Goal |
Using the listing below, output only the lines from the one that contains "Reproduce this chart with Plotly." through the one that contains "import plotly.graph_objects as go", inclusive, exactly as given and without images.
##### Data section #####
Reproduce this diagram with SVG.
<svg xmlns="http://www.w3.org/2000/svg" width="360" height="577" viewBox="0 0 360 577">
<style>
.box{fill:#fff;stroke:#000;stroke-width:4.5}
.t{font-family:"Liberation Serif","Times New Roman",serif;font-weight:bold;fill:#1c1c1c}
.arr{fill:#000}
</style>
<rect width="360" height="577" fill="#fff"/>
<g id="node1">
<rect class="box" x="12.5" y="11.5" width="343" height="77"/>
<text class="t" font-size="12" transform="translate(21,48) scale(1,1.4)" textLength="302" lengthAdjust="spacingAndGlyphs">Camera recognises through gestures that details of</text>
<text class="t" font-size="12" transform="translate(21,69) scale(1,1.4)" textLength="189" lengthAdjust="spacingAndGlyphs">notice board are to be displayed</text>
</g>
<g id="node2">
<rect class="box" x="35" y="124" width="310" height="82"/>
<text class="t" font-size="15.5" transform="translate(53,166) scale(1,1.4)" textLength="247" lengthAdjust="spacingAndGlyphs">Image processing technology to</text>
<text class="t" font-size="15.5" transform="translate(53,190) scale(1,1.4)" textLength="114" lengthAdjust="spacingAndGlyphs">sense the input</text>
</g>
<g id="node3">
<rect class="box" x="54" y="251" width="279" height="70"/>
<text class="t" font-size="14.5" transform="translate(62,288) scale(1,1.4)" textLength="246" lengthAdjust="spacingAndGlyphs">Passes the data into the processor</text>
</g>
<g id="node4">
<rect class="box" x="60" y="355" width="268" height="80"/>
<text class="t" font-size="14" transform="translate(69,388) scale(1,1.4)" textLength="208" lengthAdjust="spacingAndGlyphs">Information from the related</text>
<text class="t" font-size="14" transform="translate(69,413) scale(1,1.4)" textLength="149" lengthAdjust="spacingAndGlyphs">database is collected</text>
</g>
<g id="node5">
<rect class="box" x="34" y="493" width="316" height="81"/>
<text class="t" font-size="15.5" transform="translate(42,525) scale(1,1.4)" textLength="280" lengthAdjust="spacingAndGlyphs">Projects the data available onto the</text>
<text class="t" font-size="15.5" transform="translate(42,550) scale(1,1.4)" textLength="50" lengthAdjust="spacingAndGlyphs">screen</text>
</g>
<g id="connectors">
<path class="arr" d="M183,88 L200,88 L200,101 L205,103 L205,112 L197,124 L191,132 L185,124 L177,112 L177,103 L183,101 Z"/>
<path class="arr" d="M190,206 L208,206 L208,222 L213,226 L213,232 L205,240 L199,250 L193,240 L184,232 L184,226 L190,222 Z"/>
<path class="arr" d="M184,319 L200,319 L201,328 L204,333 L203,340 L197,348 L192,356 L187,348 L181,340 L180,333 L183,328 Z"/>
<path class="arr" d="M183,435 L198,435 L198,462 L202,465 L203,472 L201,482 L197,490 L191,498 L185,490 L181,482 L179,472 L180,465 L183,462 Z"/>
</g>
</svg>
#####
##### Data section #####
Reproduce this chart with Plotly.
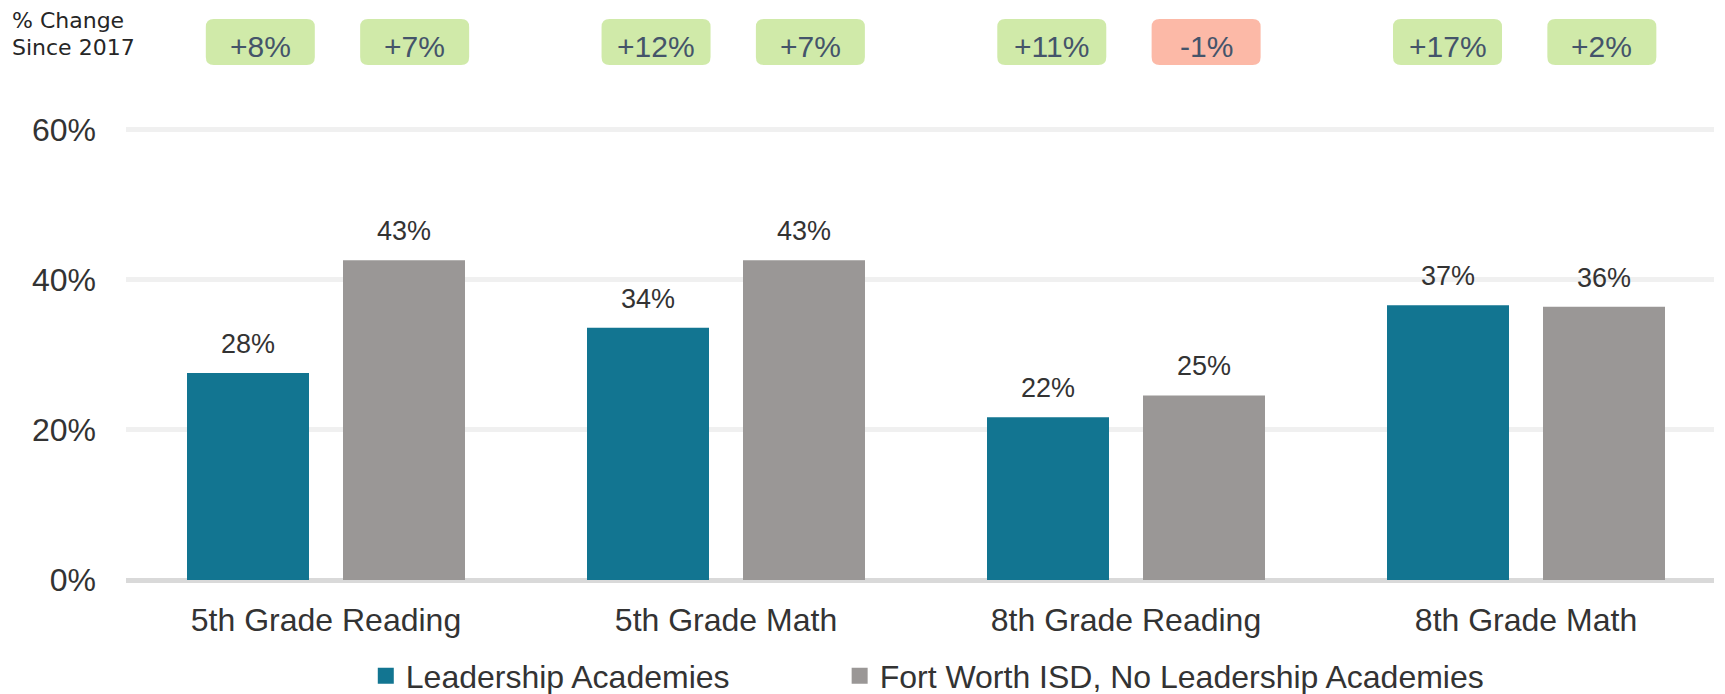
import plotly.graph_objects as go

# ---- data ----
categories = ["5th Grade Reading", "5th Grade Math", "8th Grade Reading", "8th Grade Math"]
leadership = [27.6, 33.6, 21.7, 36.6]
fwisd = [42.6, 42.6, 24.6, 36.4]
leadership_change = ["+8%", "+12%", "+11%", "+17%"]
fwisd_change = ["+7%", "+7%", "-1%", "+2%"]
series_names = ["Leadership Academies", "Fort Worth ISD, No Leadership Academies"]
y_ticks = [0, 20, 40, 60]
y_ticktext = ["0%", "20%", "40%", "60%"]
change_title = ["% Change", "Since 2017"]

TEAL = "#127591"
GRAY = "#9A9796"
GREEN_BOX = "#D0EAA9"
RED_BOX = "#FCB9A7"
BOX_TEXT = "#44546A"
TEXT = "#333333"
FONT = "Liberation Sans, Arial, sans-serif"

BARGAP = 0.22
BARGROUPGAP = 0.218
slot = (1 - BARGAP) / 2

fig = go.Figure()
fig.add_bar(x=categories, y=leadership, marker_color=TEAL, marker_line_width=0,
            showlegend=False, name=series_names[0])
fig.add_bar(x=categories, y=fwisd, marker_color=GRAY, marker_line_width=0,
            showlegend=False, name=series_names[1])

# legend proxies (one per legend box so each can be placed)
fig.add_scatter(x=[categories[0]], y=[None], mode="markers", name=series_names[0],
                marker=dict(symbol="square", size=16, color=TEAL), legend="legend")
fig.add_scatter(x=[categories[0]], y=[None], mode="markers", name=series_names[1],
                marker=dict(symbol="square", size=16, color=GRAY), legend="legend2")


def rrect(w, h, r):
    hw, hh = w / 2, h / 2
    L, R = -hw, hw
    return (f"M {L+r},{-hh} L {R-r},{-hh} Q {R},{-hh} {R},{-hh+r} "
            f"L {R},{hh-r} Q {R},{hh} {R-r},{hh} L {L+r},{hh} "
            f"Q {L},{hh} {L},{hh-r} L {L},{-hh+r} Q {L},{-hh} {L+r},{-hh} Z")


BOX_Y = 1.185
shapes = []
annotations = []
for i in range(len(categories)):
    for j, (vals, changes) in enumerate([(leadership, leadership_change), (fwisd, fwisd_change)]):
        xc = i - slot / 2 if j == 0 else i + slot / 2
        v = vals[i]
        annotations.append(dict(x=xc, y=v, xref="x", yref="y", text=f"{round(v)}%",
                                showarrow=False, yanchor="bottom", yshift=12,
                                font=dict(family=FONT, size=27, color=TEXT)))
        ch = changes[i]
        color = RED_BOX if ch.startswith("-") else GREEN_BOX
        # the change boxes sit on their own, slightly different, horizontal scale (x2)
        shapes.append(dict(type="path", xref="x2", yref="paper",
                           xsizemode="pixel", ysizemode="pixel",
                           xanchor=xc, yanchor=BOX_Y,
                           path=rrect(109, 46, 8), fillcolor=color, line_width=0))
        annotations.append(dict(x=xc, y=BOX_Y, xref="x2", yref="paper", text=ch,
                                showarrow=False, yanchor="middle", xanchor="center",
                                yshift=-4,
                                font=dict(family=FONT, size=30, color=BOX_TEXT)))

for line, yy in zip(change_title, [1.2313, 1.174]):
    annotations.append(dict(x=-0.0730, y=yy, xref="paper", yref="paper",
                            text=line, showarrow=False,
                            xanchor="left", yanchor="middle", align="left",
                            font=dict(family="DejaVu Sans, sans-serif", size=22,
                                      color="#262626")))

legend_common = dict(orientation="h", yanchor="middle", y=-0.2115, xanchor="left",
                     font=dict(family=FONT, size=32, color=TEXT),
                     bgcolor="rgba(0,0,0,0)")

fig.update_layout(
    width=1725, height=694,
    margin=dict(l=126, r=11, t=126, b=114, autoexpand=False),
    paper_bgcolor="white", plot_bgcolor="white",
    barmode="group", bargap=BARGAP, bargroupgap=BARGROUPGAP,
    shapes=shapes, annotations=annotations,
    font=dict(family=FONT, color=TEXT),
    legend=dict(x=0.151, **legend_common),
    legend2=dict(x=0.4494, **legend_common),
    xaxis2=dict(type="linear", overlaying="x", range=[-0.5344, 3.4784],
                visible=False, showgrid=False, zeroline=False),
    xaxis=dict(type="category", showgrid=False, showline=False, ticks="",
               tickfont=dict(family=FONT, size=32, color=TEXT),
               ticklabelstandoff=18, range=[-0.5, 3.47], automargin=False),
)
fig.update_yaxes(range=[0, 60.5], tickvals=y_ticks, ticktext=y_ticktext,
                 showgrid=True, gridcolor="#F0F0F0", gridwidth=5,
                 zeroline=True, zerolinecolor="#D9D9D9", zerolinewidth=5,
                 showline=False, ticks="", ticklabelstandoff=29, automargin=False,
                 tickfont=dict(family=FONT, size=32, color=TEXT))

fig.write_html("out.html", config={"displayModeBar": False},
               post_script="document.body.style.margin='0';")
#####
##### Data section #####
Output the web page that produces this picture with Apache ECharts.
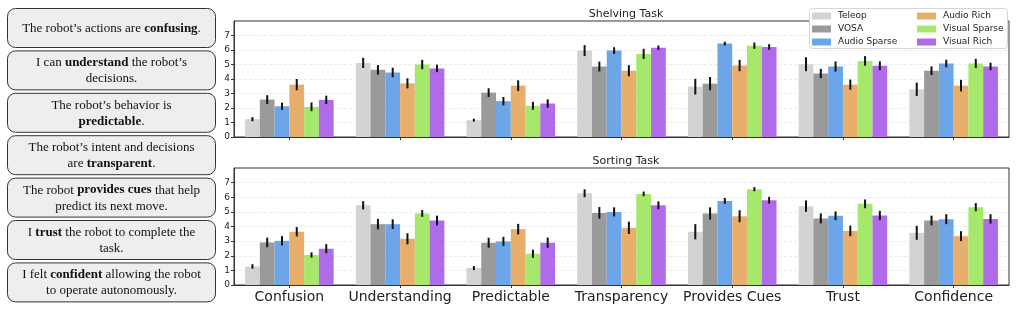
#####
Response for this exercise |
Reproduce this chart with Plotly.
import plotly.graph_objects as go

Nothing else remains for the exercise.